It can sound like excuses are being made, but a factor of recent games for United have been the number of key decisions which have gone against them, and the growing sense of frustration that feeling of injustice can bring.
The latest contentious decision came when a free kick was awarded right on the edge of the Carlisle box on Tuesday night, with the equaliser duly scored, when it appeared to all intents and purposes that a well-timed tackle had just been executed.
“I would suggest with what people who have played the incident back is that it wasn’t a foul, but who knows,” Chris Beech commented. “It has been frustrating recently because we’re not getting any of those decisions, when normally some of them would go your way.
“We’ve had penalties given and taken off us, players stopping our shots with hands or actually tipping it over the bar, and nothing is given and we play on, even though we know a big moment in our favour has been missed.
“It’s just the way it happens sometimes, but it is really frustrating when you work so hard to gain advantage in a game. Joe Riley was fouled in a similar position against Mansfield, nothing for it, and Ozzy Zanzala was pulled and blocked, and he gets nothing. It’s very, very frustrating.”
“I speak to Mike Jones, who’s the head of the referees, quite often,” he revealed. “I ask why we’ve been awarded a penalty and it’s turned into a corner, in the fog, and the linesman gets involved when he can’t see it.
“Look, it’s all ifs, buts and maybes. I ask him why when Rhys Bennett heads the ball and it hits the lad on his arm, and his arm’s above him in an unnatural position, that nothing is given or seen.
“Joe Riley had a volley against Tranmere flipped over the bar by a hand from a centre half, Jon Mellish’s shot at Colchester gets saved by an arm – these things are happening but they aren’t going our way at the moment.
“He does respond, but you tend to get those answers that don’t answer any questions, the ones that make sure it’s politically correct and almost written by a solicitor.

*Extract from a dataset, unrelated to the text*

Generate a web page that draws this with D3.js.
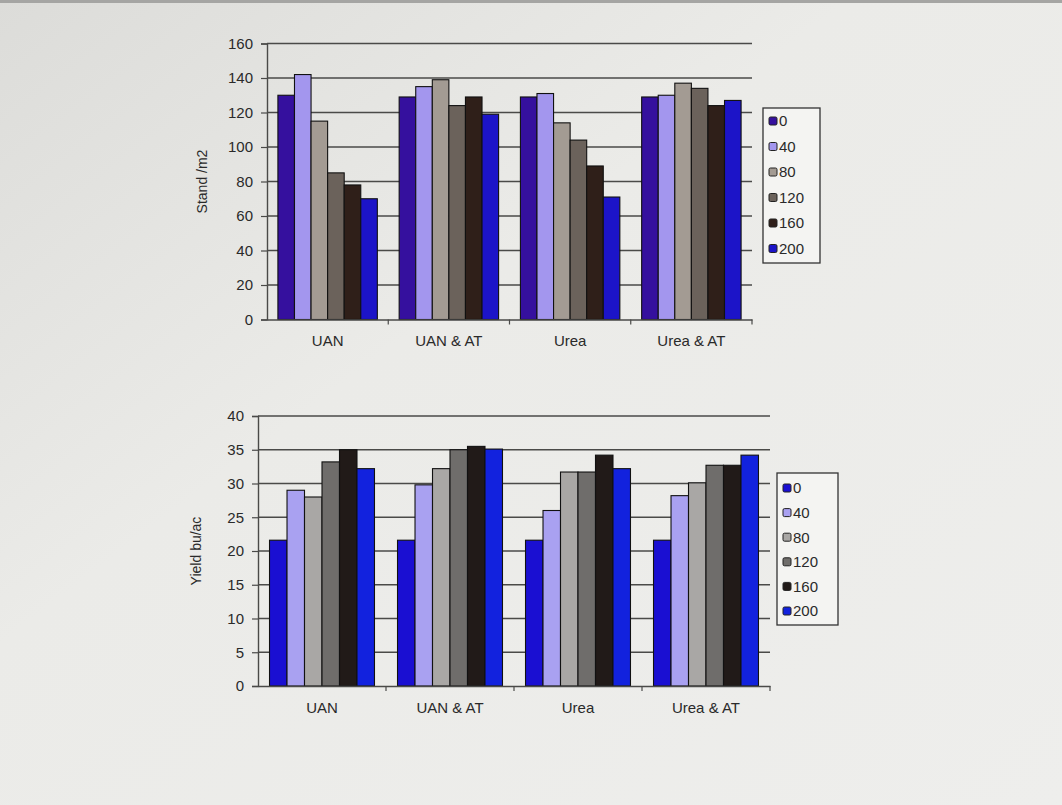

All we can do is play better and try to beat refs as well.”
Having conceded the equaliser to a direct free kick in the midweek game, he told us: “There’s a case for doing things with a dead ball.
“If we’d got one where Mansfield got one the other night we’d have done the same, just hit it. But when it’s further out, and you have players who can strike the ball well, if you shift it by a couple of yards you move the wall out of the equation.
“We practice it, and we look for great power and hitting the target. It tends to work in training, but when it doesn’t come off for you in the game it can be frustrating. That’s how it happens sometimes.
“I’ve told the players if they don’t do it that way, that’s fine, just make sure they score. They’re in control of that decision and they’re trying to follow through on what we’re doing.
“We’ve shifted them in the past, Nick Anderton is an example, and we’ve scored from doing that. The whole point of shifting the ball is to remove the wall a yard, and then we want a clean strike, but what we’ve been doing after shifting it is rushing and getting a scruffy strike.
“If the lads strike the ball clean and have an easier shot, the wall’s been removed by two yards. They’re just not getting the strike right.
“But if anyone wants to come and watch us on a Friday do it, we score every one of them, so it’s something we do practice and by and large we get it right during those training sessions.”